Der Erlass bezieht sich auf Gläubige in aller Welt. In den meisten Ländern ist die Vergebung „schwerer Sünden“ wie der Abtreibung nur durch Bischöfe oder von diesen beauftragten Priestern möglich. In Deutschland oder Österreich hingegen gilt die jetzt vom Papst für das Heilige Jahr erlassene Regel schon länger. Nach Beschlüssen der dortigen Bischofskonferenzen ist die Vergebung von Sünden nach einer Abtreibung allen Priestern möglich.
Überraschend nahm Franziskus auch erstmals öffentlich zur umstrittenen und ultrakonservativen Pius-Bruderschaft Stellung, zu der sein Vorgänger Papst Benedikt XVI. Annäherung suchte. „Ich vertraue darauf, dass in naher Zukunft Lösungen gefunden werden können, um die volle Einheit mit den Priestern und Oberen der Bruderschaft wiederzugewinnen“, schrieb Franziskus. Der Sündenablass sei während des Heiligen Jahres auch durch Priester der 1970 vom Traditionalisten-Bischof Marcel Lefebvre gegründeten Piusbruderschaft gültig. Die Piusbrüder lehnen wichtige Weichenstellungen des Zweiten Vatikanischen Konzils ab. Ihre Mitglieder fielen teilweise durch Antisemitismus auf.
Das von Franziskus im März angekündigte „Heilige Jahr der Barmherzigkeit“ beginnt am 8. Dezember, dem Tag, an dem sich das Ende des Zweiten Vatikanischen Konzils zum 50. Mal jährt. Auch die Wahl dieses Datums wird als Signal für mehr Offenheit in der Kirche im Geist des Konzils interpretiert. Das Jubiläum dauert bis 20. November 2016.

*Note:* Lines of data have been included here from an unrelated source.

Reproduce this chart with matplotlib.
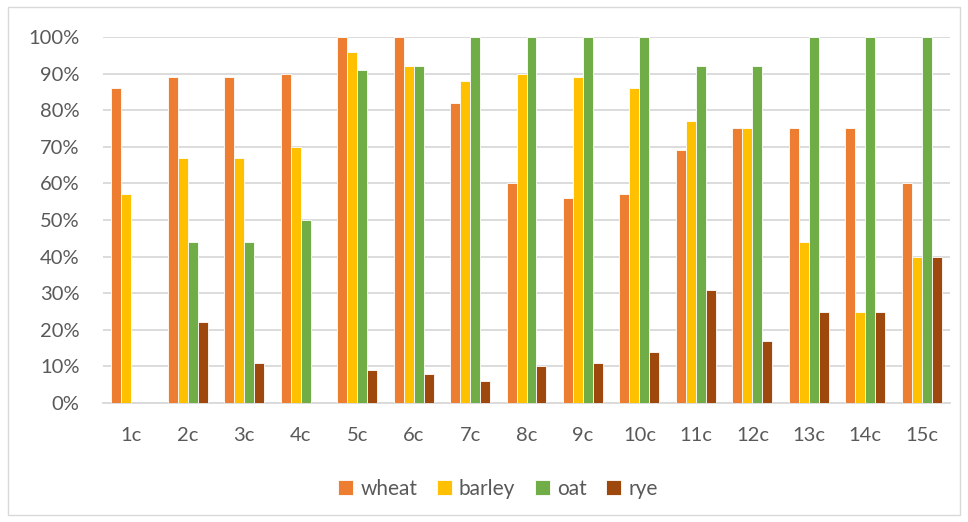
import numpy as np
import matplotlib
matplotlib.use("Agg")
import matplotlib.pyplot as plt
from matplotlib.patches import Rectangle
from matplotlib.ticker import PercentFormatter


categories = ["1c", "2c", "3c", "4c", "5c", "6c", "7c", "8c",
              "9c", "10c", "11c", "12c", "13c", "14c", "15c"]
wheat = [86, 89, 89, 90, 100, 100, 82, 60, 56, 57, 69, 75, 75, 75, 60]
barley = [57, 67, 67, 70, 96, 92, 88, 90, 89, 86, 77, 75, 44, 25, 40]
oat = [0, 44, 44, 50, 91, 92, 100, 100, 100, 100, 92, 92, 100, 100, 100]
rye = [0, 22, 11, 0, 9, 8, 6, 10, 11, 14, 31, 17, 25, 25, 40]

series = [("wheat", wheat, "#ED7D31"),
          ("barley", barley, "#FFC000"),
          ("oat", oat, "#70AD47"),
          ("rye", rye, "#9E480E")]

plt.rcParams["font.family"] = ["Lato", "DejaVu Sans"]
text_color = "#595959"
grid_color = "#D9D9D9"

fig = plt.figure(figsize=(9.68, 5.22), dpi=100)
fig.patches.append(Rectangle((8 / 968, 7 / 522), 952 / 968, 508 / 522,
                             transform=fig.transFigure, fill=False,
                             edgecolor=grid_color, linewidth=1))
ax = fig.add_axes([103 / 968, 1 - 403 / 522, 847 / 968, 366 / 522])

x = np.arange(len(categories))
width = 0.177
for i, (name, vals, color) in enumerate(series):
    ax.bar(x + (i - 1.5) * width, vals, width, color=color, label=name,
           edgecolor="white", linewidth=0.6, zorder=3)

ax.set_xlim(-0.5, len(categories) - 0.5)
ax.set_ylim(0, 100)
ax.set_yticks(range(0, 101, 10))
ax.yaxis.set_major_formatter(PercentFormatter(decimals=0))
ax.set_xticks(x)
ax.set_xticklabels(categories)
ax.grid(axis="y", color=grid_color, linewidth=1.3, zorder=0)
ax.tick_params(axis="both", length=0, labelsize=14.5, colors=text_color)
ax.tick_params(axis="y", pad=17)
ax.tick_params(axis="x", pad=17)
for side in ["top", "right", "left"]:
    ax.spines[side].set_visible(False)
ax.spines["bottom"].set_color(grid_color)
ax.spines["bottom"].set_linewidth(1.3)

fig.legend(loc="center", bbox_to_anchor=(498 / 968, 1 - 489 / 522), ncol=4,
           frameon=False, fontsize=15, labelcolor=text_color,
           handlelength=0.7, handleheight=0.7, handletextpad=0.35,
           columnspacing=0.95)

fig.savefig("out.png", dpi=100)
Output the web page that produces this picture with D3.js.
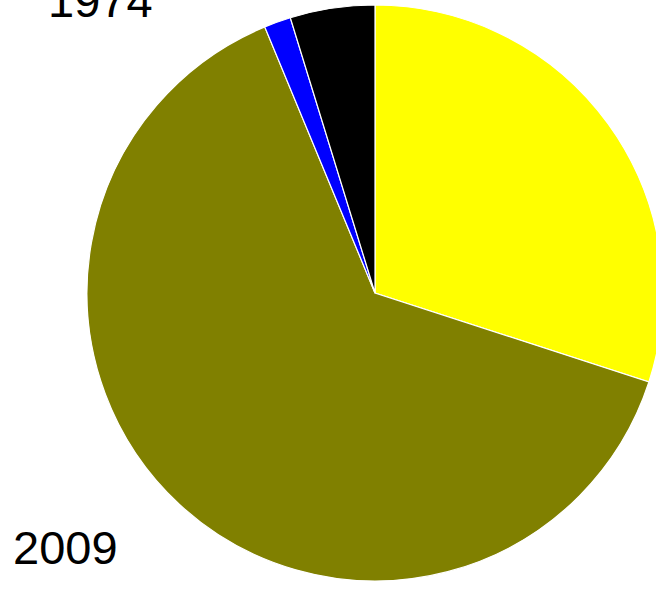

Gläubige aus aller Welt sind aufgerufen, in Rom die Heilige Pforte des Petersdoms zu durchschreiten und um den vollständigen Ablass ihrer Sünden zu bitten. Zudem ist ein Sündenablass in jeder Kathedrale oder vom Diözesanbischof bestimmten Kirche sowie in den drei weiteren päpstlichen Basiliken in Rom möglich. Franziskus bestimmte, dass der Ablass auch in Wallfahrtskirchen und Jubiläumskirchen gewährt werden kann. Die Stadt Rom erwartet zu dem Ereignis rund 25 Millionen Pilger und Touristen.